A song from the common people.
Those prone to pallor, those profound of faith.’ (From Hoxton Square to Division Street)

The mantraic end-stopped lines work the point home as efficiently as the poet’s existential call to the barricades in Waiting for Geraniums. Dartford’s affiliation is never in question, not least respecting the memory of those who remain meaningful to him. For there are love songs here too, and the poet is at his most focused when stripped back, raw, wildly exposed to the blandishments of remembered connections. Whilst the curious confection of moment and music in Considering Lucy derives its power from suggestion as the Beatles magic the portent of a celestial recurrence into a domestic tableau, Being There stops time in 1984 as the narrator recalls the brevity of a relationship as though caught between passing showers: ‘Marita was her name. The loveliness of the sun'.

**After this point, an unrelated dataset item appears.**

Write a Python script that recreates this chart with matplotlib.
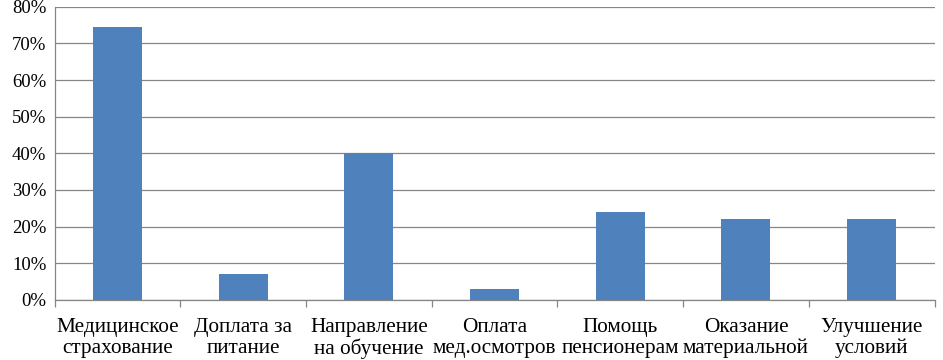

The juxtaposition of unrelated thoughts is breathtakingly reconciled, here. But most, in this collection of singular and affecting poems, a paean to filial love, as Dartford is immersed in a synaesthesial struggle to contain an elusive memory. The simple, moving couplets of Alcatraz Housing Estate, Basildon demand no less than reproduction in full:

‘Perhaps once every other summer
there are those sacred hours

when the air, the fragrance and this heat
are all in this singular place.

Sometimes it’s hard to touch nostalgia,
But I swear I almost saw you today.

A trimmed rose, a bookmarked
page. telling me what was for tea.’


Hidden Music is published by Valley Press.